**DATASET CONTENT:**
------------------------------------------------

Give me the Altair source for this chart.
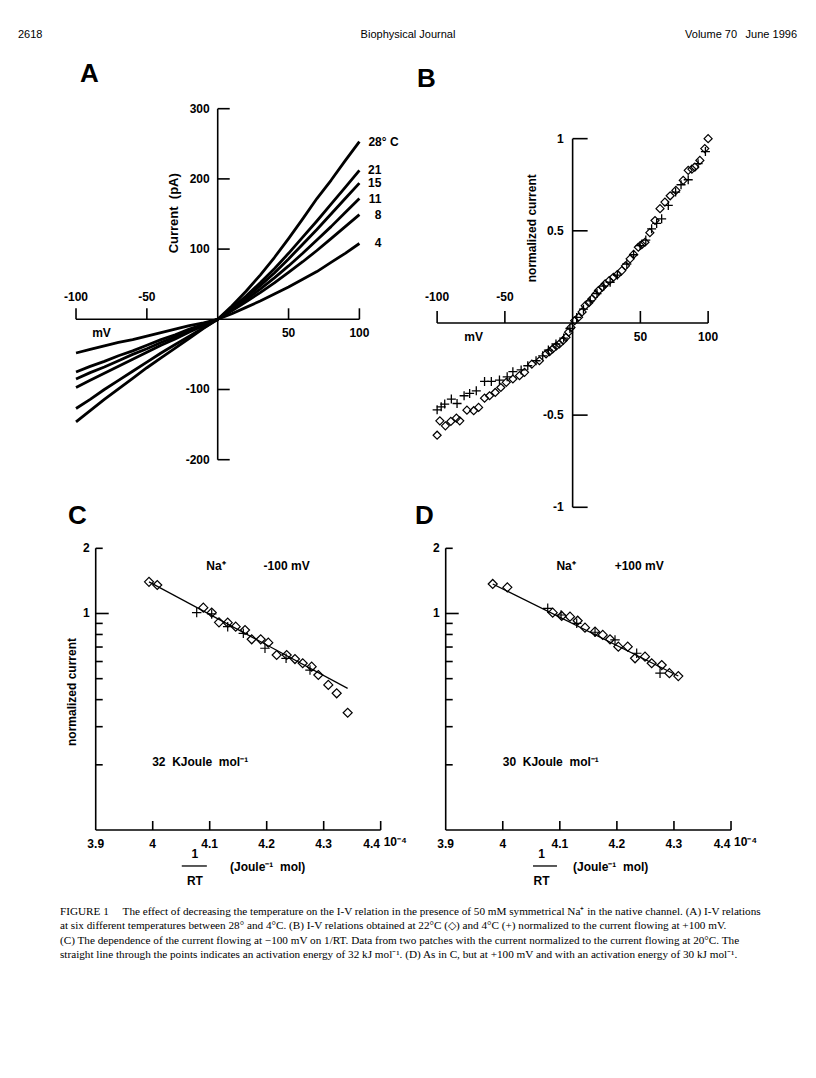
import altair as alt
import pandas as pd

SANS = "Liberation Sans"
SERIF = "Liberation Serif"
SP = "\u00a0"

# ---------------- data ----------------
# Panel A: I-V traces (mV, pA) at six temperatures
volt = [-100, -90, -80, -70, -60, -50, -40, -30, -20, -10, 0,
        10, 20, 30, 40, 50, 60, 70, 80, 90, 100]
trace_temps = ["28° C", "21", "15", "11", "8", "4"]
cur_28 = [-146, -130, -114, -99, -84, -69, -55, -41, -27, -13, 0, 19, 40, 63, 88, 115, 143, 172, 198, 226, 253]
cur_21 = [-127, -114, -100, -87, -74, -61, -48, -36, -24, -12, 0, 16, 33, 52, 72, 94, 117, 140, 164, 188, 212]
cur_15 = [-97, -87, -77, -67, -57, -47, -37, -28, -18, -9, 0, 15, 31, 48, 66, 86, 107, 128, 150, 172, 194]
cur_11 = [-85, -76, -68, -59, -50, -42, -33, -25, -16, -8, 0, 14, 28, 43, 59, 76, 94, 113, 132, 152, 172]
cur_8 = [-75, -67, -60, -52, -45, -37, -29, -22, -14, -7, 0, 12, 25, 38, 52, 67, 82, 98, 115, 132, 149]
cur_4 = [-48, -43, -38, -33, -29, -24, -19, -14, -9, -5, 0, 8, 17, 26, 36, 46, 57, 68, 81, 94, 108]
a_y_ticks = [300, 200, 100, -100, -200]
a_x_ticks = [-100, -50, 50, 100]

# Panel B: normalized I-V, 22 C (diamonds) and 4 C (plus)
b_diam_v = [-100, -98, -93.9, -89.9, -85.8, -83.3, -78, -73, -69.4, -65, -61.3, -57.1, -53, -49, -44.1,
            -39.2, -35.5, -30.1, -24.5, -19.6, -17, -14.7, -12, -9.8, -7, -4.9, -3, -1.2,
            1.5, 4.4, 7, 9.3, 12, 14.2, 17, 19.1, 22, 24, 27, 30.1, 33, 36.3, 39, 42.4, 45, 48.5, 51,
            53.4, 57, 60.8, 64.5, 68.1, 72, 76.2, 81.6, 85.3, 88, 90.2, 93.9, 97.5, 100]
b_diam_i = [-0.609, -0.531, -0.558, -0.534, -0.516, -0.531, -0.473, -0.476, -0.458, -0.408, -0.395, -0.377,
            -0.35, -0.322, -0.304, -0.286, -0.268, -0.223, -0.205, -0.168, -0.155, -0.141, -0.125, -0.114,
            -0.095, -0.078, -0.05, -0.024,
            0.012, 0.031, 0.06, 0.094, 0.11, 0.13, 0.155, 0.176, 0.195, 0.212, 0.23, 0.248, 0.262, 0.284,
            0.31, 0.348, 0.372, 0.411, 0.425, 0.438, 0.49, 0.556, 0.62, 0.656, 0.69, 0.719, 0.774, 0.828,
            0.835, 0.846, 0.882, 0.946, 1.0]
b_plus_v = [-100, -97, -94.4, -89.5, -85.3, -80.1, -76, -71.1, -65, -60, -54, -48.3, -44.1, -38, -33.1,
            -27, -22.1, -17.9, -12.3, -6.6, -2, 3, 8, 13, 18, 23, 27.7, 33, 40, 45, 49.8, 54, 58.3, 62,
            65.7, 70.6, 76, 80, 85.3, 92.6, 98]
b_plus_i = [-0.471, -0.455, -0.44, -0.413, -0.437, -0.395, -0.382, -0.368, -0.317, -0.317, -0.31, -0.292,
            -0.264, -0.255, -0.232, -0.205, -0.178, -0.147, -0.114, -0.082, -0.03, 0.03, 0.075, 0.12, 0.16,
            0.2, 0.221, 0.26, 0.32, 0.37, 0.42, 0.45, 0.511, 0.54, 0.565, 0.638, 0.71, 0.75, 0.777, 0.864, 0.93]
b_y_ticks = [1, 0.5, -0.5, -1]
b_y_labels = ["1", "0.5", "-0.5", "-1"]
b_x_ticks = [-100, -50, 50, 100]

# Panel C: current at -100 mV vs 1/RT (10^-4 mol/J)
c_diam_x = [3.9935, 4.008, 4.0888, 4.1035, 4.1163, 4.1316, 4.1456, 4.162, 4.1737, 4.1895, 4.2028,
            4.2175, 4.2351, 4.2496, 4.2632, 4.2789, 4.2906, 4.3081, 4.3228, 4.3421]
c_diam_y = [1.40, 1.354, 1.064, 1.01, 0.91, 0.907, 0.869, 0.839, 0.76, 0.76, 0.733,
            0.643, 0.643, 0.616, 0.589, 0.568, 0.52, 0.468, 0.428, 0.348]
c_plus_x = [4.0772, 4.1035, 4.1316, 4.159, 4.197, 4.234, 4.276]
c_plus_y = [1.01, 0.995, 0.869, 0.81, 0.691, 0.621, 0.548]
c_fit_x = [3.9935, 4.342]
c_fit_y = [1.40, 0.451]

# Panel D: current at +100 mV vs 1/RT
d_diam_x = [3.9824, 4.008, 4.0875, 4.1033, 4.1178, 4.1313, 4.1441, 4.1617, 4.1752, 4.188, 4.2025,
            4.219, 4.2318, 4.2493, 4.261, 4.2786, 4.292, 4.3076]
d_diam_y = [1.369, 1.321, 1.009, 0.974, 0.967, 0.926, 0.86, 0.824, 0.796, 0.76, 0.703,
            0.703, 0.621, 0.632, 0.589, 0.578, 0.53, 0.514]
d_plus_x = [4.0788, 4.1021, 4.1296, 4.1617, 4.1967, 4.2347, 4.2756]
d_plus_y = [1.057, 0.984, 0.901, 0.819, 0.755, 0.655, 0.53]
d_fit_x = [3.9824, 4.3076]
d_fit_y = [1.369, 0.514]

cd_x_ticks = [4.0, 4.1, 4.2, 4.3, 4.4]
cd_x_labels = ["3.9", "4", "4.1", "4.2", "4.3"]
cd_x_label_vals = [3.9, 4.0, 4.1, 4.2, 4.3]
cd_minor = [2, 0.9, 0.8, 0.7, 0.6, 0.5, 0.4, 0.3, 0.2]

caption_lines = [
    "FIGURE 1\u2003 The effect of decreasing the temperature on the I-V relation in the presence of 50 mM symmetrical Na\u207a in the native channel. (A) I-V relations",
    "at six different temperatures between 28\u00b0 and 4\u00b0C. (B) I-V relations obtained at 22\u00b0C (\u25c7) and 4\u00b0C (+) normalized to the current flowing at +100 mV.",
    "(C) The dependence of the current flowing at \u2212100 mV on 1/RT. Data from two patches with the current normalized to the current flowing at 20\u00b0C. The",
    "straight line through the points indicates an activation energy of 32 kJ mol\u207b\u00b9. (D) As in C, but at +100 mV and with an activation energy of 30 kJ mol\u207b\u00b9.",
]

# ---------------- helpers ----------------
PLUS = "M-1,0H1M0,-1V1"


def lin(domain):
    return alt.Scale(domain=domain, nice=False, zero=False)


def X(s, f="x"):
    return alt.X(f"{f}:Q", scale=s, axis=None)


def Y(s, f="y"):
    return alt.Y(f"{f}:Q", scale=s, axis=None)


def rules(df, xs, ys, width=1.6, **mk):
    return alt.Chart(df).mark_rule(color="black", strokeWidth=width, **mk).encode(
        x=X(xs), x2=alt.X2("x2:Q"), y=Y(ys), y2=alt.Y2("y2:Q"))


def yticks(vals, x0, xs, ys, length, width=1.6):
    df = pd.DataFrame({"x": [x0] * len(vals), "x2": [x0] * len(vals), "y": vals, "y2": vals})
    return rules(df, xs, ys, width=width, x2Offset=length)


def xticks(vals, y0, xs, ys, length):
    df = pd.DataFrame({"x": vals, "x2": vals, "y": [y0] * len(vals), "y2": [y0] * len(vals)})
    return rules(df, xs, ys, y2Offset=-length)


def texts(xv, yv, tv, xs, ys, size=12, weight="bold", font=SANS, **mk):
    df = pd.DataFrame({"x": xv, "y": yv, "t": tv})
    return alt.Chart(df).mark_text(font=font, fontSize=size, fontWeight=weight,
                                   color="black", **mk).encode(x=X(xs), y=Y(ys), text="t:N")


def letter(ch, px, py):
    return alt.Chart(pd.DataFrame({"t": [ch]})).mark_text(
        font=SANS, fontSize=26, fontWeight="bold", align="left", color="black").encode(
        x=alt.value(px), y=alt.value(py), text="t:N")


def symbols(xv, yv, xs, ys, shape, size, sw=1.2):
    df = pd.DataFrame({"x": xv, "y": yv})
    return alt.Chart(df).mark_point(shape=shape, size=size, filled=False, color="black",
                                    strokeWidth=sw, opacity=1).encode(x=X(xs), y=Y(ys))


# ---------------- panel A ----------------
xa = lin([-148.0, 128.65])
ya = lin([-285.9, 383.6])
traces = [cur_28, cur_21, cur_15, cur_11, cur_8, cur_4]
rows = []
for name, tr in zip(trace_temps, traces):
    for v, c in zip(volt, tr):
        rows.append({"x": v, "y": c, "t": name})
dfa = pd.DataFrame(rows)
a_lines = alt.Chart(dfa).mark_line(color="black", strokeWidth=2.8, strokeJoin="round").encode(
    x=X(xa), y=Y(ya), detail="t:N")
a_axes = rules(pd.DataFrame({"x": [0, -100], "x2": [0, 100], "y": [-200, 0], "y2": [300, 0]}), xa, ya)
a_end = [tr[-1] for tr in traces]
panelA = alt.layer(
    a_axes,
    yticks(a_y_ticks, 0, xa, ya, 12),
    xticks(a_x_ticks, 0, xa, ya, 11),
    texts([0] * 5, a_y_ticks, [str(v) for v in a_y_ticks], xa, ya, align="right", dx=-8),
    texts(a_x_ticks[:2], [0, 0], ["-100", "-50"], xa, ya, align="center", dy=-22),
    texts(a_x_ticks[2:], [0, 0], ["50", "100"], xa, ya, align="center", dy=14),
    texts([-82], [0], ["mV"], xa, ya, align="center", dy=14),
    texts([-31], [151], ["Current" + SP + SP + "(pA)"], xa, ya, size=13, angle=270, align="center"),
    a_lines,
    texts([100], a_end[:1], trace_temps[:1], xa, ya, align="left", dx=9),
    texts([100] * 5, a_end[1:], trace_temps[1:], xa, ya, align="right", dx=22),
    letter("A", 72, 24),
).properties(width=392, height=470)

# ---------------- panel B ----------------
xb = lin([-127.4, 167.8])
yb = lin([-1.069, 1.481])
panelB = alt.layer(
    rules(pd.DataFrame({"x": [0, -100], "x2": [0, 100], "y": [-1, 0], "y2": [1, 0]}), xb, yb),
    yticks(b_y_ticks, 0, xb, yb, 15),
    xticks(b_x_ticks, 0, xb, yb, 12),
    texts([0] * 4, b_y_ticks, b_y_labels, xb, yb, align="right", dx=-9),
    texts(b_x_ticks[:2], [0, 0], ["-100", "-50"], xb, yb, align="center", dy=-26),
    texts(b_x_ticks[2:], [0, 0], ["50", "100"], xb, yb, align="center", dy=14),
    texts([-73], [0], ["mV"], xb, yb, align="center", dy=14),
    texts([-30], [0.514], ["normalized current"], xb, yb, angle=270, align="center"),
    symbols(b_diam_v, b_diam_i, xb, yb, "diamond", 64),
    symbols(b_plus_v, b_plus_i, xb, yb, PLUS, 81, 1.3),
    letter("B", 17, 29),
).properties(width=400, height=470)


# ---------------- panels C and D ----------------
def arrhenius(xs, ys, diam_x, diam_y, plus_x, plus_y, fit_x, fit_y, info, energy,
              ylabel, let, let_x, xinfo):
    fit = alt.Chart(pd.DataFrame({"x": fit_x, "y": fit_y})).mark_line(
        color="black", strokeWidth=1.2).encode(x=X(xs), y=Y(ys))
    layers = [
        rules(pd.DataFrame({"x": [3.9, 3.9], "x2": [3.9, 4.4], "y": [0.1, 0.1], "y2": [2, 0.1]}), xs, ys),
        yticks([1], 3.9, xs, ys, 13),
        yticks(cd_minor, 3.9, xs, ys, 7),
        xticks(cd_x_ticks, 0.1, xs, ys, 9),
        texts(cd_x_label_vals, [0.1] * 5, cd_x_labels, xs, ys, align="center", dy=14),
        texts([4.4], [0.1], ["4.4"], xs, ys, align="center", dy=14, dx=-9),
        texts([4.4], [0.1], ["10\u207b\u2074"], xs, ys, align="left", dy=12, dx=3),
        texts([3.9, 3.9], [2, 1], ["2", "1"], xs, ys, align="right", dx=-6),
        texts([xinfo[0]], [0.1], ["1"], xs, ys, align="center", dy=24),
        rules(pd.DataFrame({"x": [xinfo[1]], "x2": [xinfo[2]], "y": [0.1], "y2": [0.1]}), xs, ys,
              width=1.3, yOffset=36, y2Offset=36),
        texts([xinfo[0]], [0.1], ["RT"], xs, ys, align="center", dy=51),
        texts([xinfo[3]], [0.1], ["(Joule\u207b\u00b9" + SP + SP + "mol)"], xs, ys, align="left", dy=37),
        texts([info[0]], [1.66], ["Na\u207a"], xs, ys, align="center"),
        texts([info[1]], [1.66], [info[2]], xs, ys, align="center"),
        texts([info[3]], [0.206], [energy], xs, ys, align="left"),
        fit,
        symbols(diam_x, diam_y, xs, ys, "diamond", 81),
        symbols(plus_x, plus_y, xs, ys, PLUS, 90, 1.2),
        letter(let, let_x, -4),
    ]
    if ylabel:
        layers.append(texts([3.858], [0.434], ["normalized current"], xs, ys, angle=270, align="center"))
    return alt.layer(*layers)


xc = lin([3.7461, 4.4339])
yc = alt.Scale(type="log", domain=[0.04749, 2.703], nice=False)
xd = lin([3.8199, 4.5209])
yd = alt.Scale(type="log", domain=[0.04749, 2.703], nice=False)

panelC = arrhenius(xc, yc, c_diam_x, c_diam_y, c_plus_x, c_plus_y, c_fit_x, c_fit_y,
                   [4.111, 4.235, "-100 mV", 3.999],
                   "32" + SP + SP + "KJoule" + SP + SP + "mol\u207b\u00b9", True, "C", 60,
                   [4.074, 4.051, 4.095, 4.1356]).properties(width=392, height=380)
panelD = arrhenius(xd, yd, d_diam_x, d_diam_y, d_plus_x, d_plus_y, d_fit_x, d_fit_y,
                   [4.111, 4.239, "+100 mV", 4.0],
                   "30" + SP + SP + "KJoule" + SP + SP + "mol\u207b\u00b9", False, "D", 15,
                   [4.068, 4.053, 4.095, 4.1231]).properties(width=400, height=380)


# ---------------- header and caption ----------------
def free_text(t, px, py, align, size, font=SANS, weight="normal"):
    return alt.Chart(pd.DataFrame({"t": [t]})).mark_text(
        font=font, fontSize=size, fontWeight=weight, align=align, color="black").encode(
        x=alt.value(px), y=alt.value(py), text="t:N")


header_left = alt.layer(
    free_text("2618", 10, 27, "left", 11),
    free_text("Biophysical Journal", 400, 27, "center", 11),
).properties(width=392, height=42)
header_right = free_text("Volume 70\u2002 June 1996", 397, 27, "right", 11).properties(width=400, height=42)

caption_left = alt.layer(
    *[free_text(line, 52, 12 + 14.4 * i, "left", 11.2, font=SERIF) for i, line in enumerate(caption_lines)]
).properties(width=392, height=90)
caption_right = free_text(" ", 10, 10, "left", 10).properties(width=400, height=90)

chart = alt.concat(
    header_left, header_right,
    panelA, panelB,
    panelC, panelD,
    caption_left, caption_right,
    columns=2, spacing=0, bounds="flush",
).properties(padding=0).configure_view(stroke=None)

chart.save("out.html", embed_options={"renderer": "svg", "actions": False})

------------------------------------------------

Repeat only what lies between the start of the data and the end of the line containing "a_x_ticks = [-100, -50, 50, 100]", exactly, with pictures left out.

**TASK RESULT:**
Give me the Altair source for this chart.
import altair as alt
import pandas as pd

SANS = "Liberation Sans"
SERIF = "Liberation Serif"
SP = "\u00a0"

# ---------------- data ----------------
# Panel A: I-V traces (mV, pA) at six temperatures
volt = [-100, -90, -80, -70, -60, -50, -40, -30, -20, -10, 0,
        10, 20, 30, 40, 50, 60, 70, 80, 90, 100]
trace_temps = ["28° C", "21", "15", "11", "8", "4"]
cur_28 = [-146, -130, -114, -99, -84, -69, -55, -41, -27, -13, 0, 19, 40, 63, 88, 115, 143, 172, 198, 226, 253]
cur_21 = [-127, -114, -100, -87, -74, -61, -48, -36, -24, -12, 0, 16, 33, 52, 72, 94, 117, 140, 164, 188, 212]
cur_15 = [-97, -87, -77, -67, -57, -47, -37, -28, -18, -9, 0, 15, 31, 48, 66, 86, 107, 128, 150, 172, 194]
cur_11 = [-85, -76, -68, -59, -50, -42, -33, -25, -16, -8, 0, 14, 28, 43, 59, 76, 94, 113, 132, 152, 172]
cur_8 = [-75, -67, -60, -52, -45, -37, -29, -22, -14, -7, 0, 12, 25, 38, 52, 67, 82, 98, 115, 132, 149]
cur_4 = [-48, -43, -38, -33, -29, -24, -19, -14, -9, -5, 0, 8, 17, 26, 36, 46, 57, 68, 81, 94, 108]
a_y_ticks = [300, 200, 100, -100, -200]
a_x_ticks = [-100, -50, 50, 100]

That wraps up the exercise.